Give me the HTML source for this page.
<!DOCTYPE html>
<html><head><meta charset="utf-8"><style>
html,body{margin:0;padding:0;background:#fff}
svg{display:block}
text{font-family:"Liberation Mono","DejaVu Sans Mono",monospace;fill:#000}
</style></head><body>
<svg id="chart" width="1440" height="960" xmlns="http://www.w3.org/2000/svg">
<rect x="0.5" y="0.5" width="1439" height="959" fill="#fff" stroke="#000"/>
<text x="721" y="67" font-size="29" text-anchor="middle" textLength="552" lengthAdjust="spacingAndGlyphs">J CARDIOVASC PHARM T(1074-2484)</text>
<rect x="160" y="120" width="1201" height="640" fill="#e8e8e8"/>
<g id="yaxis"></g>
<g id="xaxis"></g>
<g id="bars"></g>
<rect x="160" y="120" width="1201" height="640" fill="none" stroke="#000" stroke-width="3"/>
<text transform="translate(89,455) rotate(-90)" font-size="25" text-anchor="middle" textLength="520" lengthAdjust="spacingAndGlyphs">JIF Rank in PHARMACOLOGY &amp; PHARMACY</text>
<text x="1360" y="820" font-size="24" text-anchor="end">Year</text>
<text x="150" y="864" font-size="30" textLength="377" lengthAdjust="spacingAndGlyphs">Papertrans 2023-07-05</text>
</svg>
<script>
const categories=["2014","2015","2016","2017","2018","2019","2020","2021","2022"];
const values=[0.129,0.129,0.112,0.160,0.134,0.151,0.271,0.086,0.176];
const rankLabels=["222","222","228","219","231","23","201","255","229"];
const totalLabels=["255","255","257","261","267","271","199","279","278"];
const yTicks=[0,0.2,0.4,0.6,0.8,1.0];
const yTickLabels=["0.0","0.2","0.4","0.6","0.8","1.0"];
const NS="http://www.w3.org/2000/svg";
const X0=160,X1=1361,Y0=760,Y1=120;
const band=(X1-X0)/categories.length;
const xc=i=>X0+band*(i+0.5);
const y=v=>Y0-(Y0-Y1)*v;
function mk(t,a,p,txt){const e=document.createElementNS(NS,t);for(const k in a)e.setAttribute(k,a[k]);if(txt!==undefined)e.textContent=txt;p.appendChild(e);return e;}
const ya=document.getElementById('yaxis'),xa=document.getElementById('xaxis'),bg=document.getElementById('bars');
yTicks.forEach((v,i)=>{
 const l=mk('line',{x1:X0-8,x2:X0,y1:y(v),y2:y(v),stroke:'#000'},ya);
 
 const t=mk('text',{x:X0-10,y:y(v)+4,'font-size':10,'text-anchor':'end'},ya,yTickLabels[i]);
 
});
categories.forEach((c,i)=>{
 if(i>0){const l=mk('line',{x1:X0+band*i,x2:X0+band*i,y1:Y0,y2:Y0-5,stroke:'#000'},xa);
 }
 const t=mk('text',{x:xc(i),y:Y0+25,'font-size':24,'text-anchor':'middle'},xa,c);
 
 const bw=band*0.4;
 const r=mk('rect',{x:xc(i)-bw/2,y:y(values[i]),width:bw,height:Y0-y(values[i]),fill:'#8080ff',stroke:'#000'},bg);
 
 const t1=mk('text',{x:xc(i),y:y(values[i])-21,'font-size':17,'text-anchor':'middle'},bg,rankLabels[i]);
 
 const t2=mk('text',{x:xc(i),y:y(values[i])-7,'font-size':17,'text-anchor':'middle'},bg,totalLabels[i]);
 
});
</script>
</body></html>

* * *

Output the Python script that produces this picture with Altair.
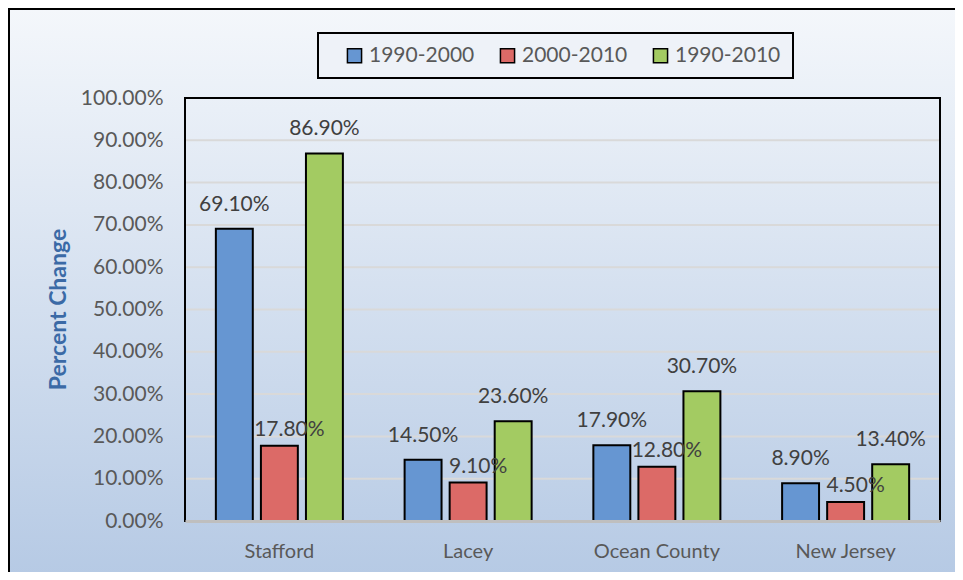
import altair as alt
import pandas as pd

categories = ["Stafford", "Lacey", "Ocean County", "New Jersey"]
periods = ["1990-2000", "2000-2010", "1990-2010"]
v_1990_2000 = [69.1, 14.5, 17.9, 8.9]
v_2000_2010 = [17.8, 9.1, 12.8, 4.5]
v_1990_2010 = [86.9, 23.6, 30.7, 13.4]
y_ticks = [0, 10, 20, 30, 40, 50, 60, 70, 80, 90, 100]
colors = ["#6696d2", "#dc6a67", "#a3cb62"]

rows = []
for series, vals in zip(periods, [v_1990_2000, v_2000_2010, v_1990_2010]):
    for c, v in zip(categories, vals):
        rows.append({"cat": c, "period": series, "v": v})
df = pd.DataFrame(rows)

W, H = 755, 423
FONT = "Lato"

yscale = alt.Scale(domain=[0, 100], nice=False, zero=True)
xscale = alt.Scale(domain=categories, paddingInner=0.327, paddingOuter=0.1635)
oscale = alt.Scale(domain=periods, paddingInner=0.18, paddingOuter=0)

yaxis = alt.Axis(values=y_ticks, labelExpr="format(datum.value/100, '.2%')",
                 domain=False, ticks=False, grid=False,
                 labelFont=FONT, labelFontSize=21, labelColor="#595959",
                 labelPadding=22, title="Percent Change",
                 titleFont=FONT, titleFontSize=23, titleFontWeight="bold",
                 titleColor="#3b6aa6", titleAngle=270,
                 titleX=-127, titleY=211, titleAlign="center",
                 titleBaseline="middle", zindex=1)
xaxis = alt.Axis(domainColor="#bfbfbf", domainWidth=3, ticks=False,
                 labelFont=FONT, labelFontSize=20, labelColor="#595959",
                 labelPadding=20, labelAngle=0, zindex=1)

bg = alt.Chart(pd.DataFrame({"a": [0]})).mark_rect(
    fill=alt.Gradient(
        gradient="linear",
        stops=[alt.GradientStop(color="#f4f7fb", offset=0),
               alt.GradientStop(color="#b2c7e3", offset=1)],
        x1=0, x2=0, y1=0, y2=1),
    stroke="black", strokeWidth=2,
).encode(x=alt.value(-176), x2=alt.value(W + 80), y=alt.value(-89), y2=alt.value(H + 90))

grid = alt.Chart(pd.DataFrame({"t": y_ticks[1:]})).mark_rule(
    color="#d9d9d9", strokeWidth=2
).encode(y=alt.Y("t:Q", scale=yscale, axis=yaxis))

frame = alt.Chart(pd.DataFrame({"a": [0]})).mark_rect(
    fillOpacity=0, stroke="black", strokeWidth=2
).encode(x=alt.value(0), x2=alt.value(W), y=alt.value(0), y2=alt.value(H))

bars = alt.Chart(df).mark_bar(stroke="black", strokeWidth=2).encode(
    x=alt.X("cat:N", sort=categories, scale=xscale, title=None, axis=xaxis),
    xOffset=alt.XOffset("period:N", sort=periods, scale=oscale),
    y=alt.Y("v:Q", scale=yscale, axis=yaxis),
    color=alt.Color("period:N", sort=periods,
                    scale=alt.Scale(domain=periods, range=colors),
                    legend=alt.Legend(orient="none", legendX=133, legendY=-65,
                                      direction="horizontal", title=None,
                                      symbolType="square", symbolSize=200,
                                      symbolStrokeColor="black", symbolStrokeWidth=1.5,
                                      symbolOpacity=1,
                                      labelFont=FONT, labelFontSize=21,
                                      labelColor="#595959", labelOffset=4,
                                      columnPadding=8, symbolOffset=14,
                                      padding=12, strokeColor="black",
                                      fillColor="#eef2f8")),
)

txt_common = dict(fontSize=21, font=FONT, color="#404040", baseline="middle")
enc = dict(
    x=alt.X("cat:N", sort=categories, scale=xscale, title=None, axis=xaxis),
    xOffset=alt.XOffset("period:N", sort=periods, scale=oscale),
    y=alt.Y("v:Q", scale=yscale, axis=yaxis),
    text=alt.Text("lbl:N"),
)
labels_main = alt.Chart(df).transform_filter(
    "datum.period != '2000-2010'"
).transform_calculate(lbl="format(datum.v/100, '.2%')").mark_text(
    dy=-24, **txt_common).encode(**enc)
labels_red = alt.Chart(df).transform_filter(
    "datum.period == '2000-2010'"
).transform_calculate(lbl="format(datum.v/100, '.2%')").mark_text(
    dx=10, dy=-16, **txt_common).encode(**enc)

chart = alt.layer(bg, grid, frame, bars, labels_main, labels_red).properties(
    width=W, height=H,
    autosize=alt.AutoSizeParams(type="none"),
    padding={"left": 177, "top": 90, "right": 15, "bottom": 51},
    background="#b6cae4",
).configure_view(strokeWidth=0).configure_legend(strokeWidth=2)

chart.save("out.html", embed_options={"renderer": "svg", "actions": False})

* [Problem details]: Filter for "script". Return all lines that hold it.

* [Correct answer]:
<script>
</script>
Output the Python script that produces this picture with Altair.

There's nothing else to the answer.